* Supplied information:
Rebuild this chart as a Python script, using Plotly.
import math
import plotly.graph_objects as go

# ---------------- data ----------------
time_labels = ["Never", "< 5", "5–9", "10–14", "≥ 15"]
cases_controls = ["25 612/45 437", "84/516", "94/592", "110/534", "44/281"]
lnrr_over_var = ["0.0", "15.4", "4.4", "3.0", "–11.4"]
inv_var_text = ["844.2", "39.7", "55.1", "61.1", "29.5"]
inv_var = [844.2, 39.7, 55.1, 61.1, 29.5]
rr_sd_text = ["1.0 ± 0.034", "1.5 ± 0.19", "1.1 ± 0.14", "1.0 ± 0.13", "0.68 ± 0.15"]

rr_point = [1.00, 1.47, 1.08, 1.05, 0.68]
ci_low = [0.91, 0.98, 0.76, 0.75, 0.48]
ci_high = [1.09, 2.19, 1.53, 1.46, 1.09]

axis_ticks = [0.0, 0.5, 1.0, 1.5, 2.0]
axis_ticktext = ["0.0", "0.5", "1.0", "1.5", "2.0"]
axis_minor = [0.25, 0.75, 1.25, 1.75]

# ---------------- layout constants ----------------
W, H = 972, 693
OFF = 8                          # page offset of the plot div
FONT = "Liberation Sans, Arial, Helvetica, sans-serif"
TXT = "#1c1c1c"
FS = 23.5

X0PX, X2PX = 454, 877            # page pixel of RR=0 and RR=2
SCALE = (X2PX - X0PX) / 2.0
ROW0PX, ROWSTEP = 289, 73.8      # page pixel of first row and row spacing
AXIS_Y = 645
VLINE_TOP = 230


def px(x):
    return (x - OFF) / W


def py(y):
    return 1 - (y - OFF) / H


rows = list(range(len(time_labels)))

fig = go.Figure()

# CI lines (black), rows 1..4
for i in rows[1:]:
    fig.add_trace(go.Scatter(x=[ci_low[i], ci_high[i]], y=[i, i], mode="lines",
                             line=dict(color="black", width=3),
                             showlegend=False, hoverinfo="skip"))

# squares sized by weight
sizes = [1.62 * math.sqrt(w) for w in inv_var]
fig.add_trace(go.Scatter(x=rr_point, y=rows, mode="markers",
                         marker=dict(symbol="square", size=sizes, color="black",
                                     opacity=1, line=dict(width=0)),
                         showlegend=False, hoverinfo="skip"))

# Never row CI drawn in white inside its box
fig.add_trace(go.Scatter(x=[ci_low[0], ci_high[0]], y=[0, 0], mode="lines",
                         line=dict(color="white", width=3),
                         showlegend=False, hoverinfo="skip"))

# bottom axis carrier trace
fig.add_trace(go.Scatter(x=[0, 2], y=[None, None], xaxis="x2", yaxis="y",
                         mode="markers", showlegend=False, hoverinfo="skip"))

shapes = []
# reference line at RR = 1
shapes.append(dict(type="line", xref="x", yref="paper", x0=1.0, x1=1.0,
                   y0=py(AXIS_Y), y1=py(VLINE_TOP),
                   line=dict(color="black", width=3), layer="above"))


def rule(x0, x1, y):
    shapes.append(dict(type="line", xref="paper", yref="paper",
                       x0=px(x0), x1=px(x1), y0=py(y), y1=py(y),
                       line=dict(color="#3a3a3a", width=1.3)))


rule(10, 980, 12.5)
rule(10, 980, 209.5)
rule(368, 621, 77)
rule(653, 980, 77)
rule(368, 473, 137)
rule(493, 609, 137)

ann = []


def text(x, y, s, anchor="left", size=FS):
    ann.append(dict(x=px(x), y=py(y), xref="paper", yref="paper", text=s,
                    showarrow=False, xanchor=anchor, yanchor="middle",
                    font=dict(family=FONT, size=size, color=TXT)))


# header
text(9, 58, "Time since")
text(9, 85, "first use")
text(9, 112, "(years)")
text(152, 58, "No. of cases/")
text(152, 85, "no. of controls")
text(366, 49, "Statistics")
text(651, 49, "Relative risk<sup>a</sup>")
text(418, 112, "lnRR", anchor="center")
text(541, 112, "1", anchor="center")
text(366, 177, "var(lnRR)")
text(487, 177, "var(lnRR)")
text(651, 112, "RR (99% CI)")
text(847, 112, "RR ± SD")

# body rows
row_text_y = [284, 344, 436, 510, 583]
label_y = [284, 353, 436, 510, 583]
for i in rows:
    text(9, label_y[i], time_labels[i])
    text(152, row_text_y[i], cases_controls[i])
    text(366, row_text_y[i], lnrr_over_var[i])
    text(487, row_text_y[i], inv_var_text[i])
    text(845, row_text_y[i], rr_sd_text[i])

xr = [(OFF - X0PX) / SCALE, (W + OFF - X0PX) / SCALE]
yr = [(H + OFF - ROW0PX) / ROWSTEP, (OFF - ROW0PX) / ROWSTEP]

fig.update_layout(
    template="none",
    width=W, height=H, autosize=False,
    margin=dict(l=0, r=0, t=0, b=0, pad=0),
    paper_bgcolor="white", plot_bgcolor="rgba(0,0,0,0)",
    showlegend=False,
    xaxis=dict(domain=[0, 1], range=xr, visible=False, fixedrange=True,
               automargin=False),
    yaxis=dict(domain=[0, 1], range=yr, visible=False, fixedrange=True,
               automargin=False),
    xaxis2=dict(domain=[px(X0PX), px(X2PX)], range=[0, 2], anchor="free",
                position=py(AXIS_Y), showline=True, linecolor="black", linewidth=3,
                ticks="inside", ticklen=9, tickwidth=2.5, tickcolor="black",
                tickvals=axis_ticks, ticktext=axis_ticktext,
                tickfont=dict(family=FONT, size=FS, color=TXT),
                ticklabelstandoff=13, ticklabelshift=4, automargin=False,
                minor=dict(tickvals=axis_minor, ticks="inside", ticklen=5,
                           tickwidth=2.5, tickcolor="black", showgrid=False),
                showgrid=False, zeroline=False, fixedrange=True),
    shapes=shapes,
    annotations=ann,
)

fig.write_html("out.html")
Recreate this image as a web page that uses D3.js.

* The task: Only lines with the word "page" are wanted, so copy each one from the records.

* The answer:
OFF = 8                          # page offset of the plot div
X0PX, X2PX = 454, 877            # page pixel of RR=0 and RR=2
ROW0PX, ROWSTEP = 289, 73.8      # page pixel of first row and row spacing
Recreate this image as a web page that uses D3.js.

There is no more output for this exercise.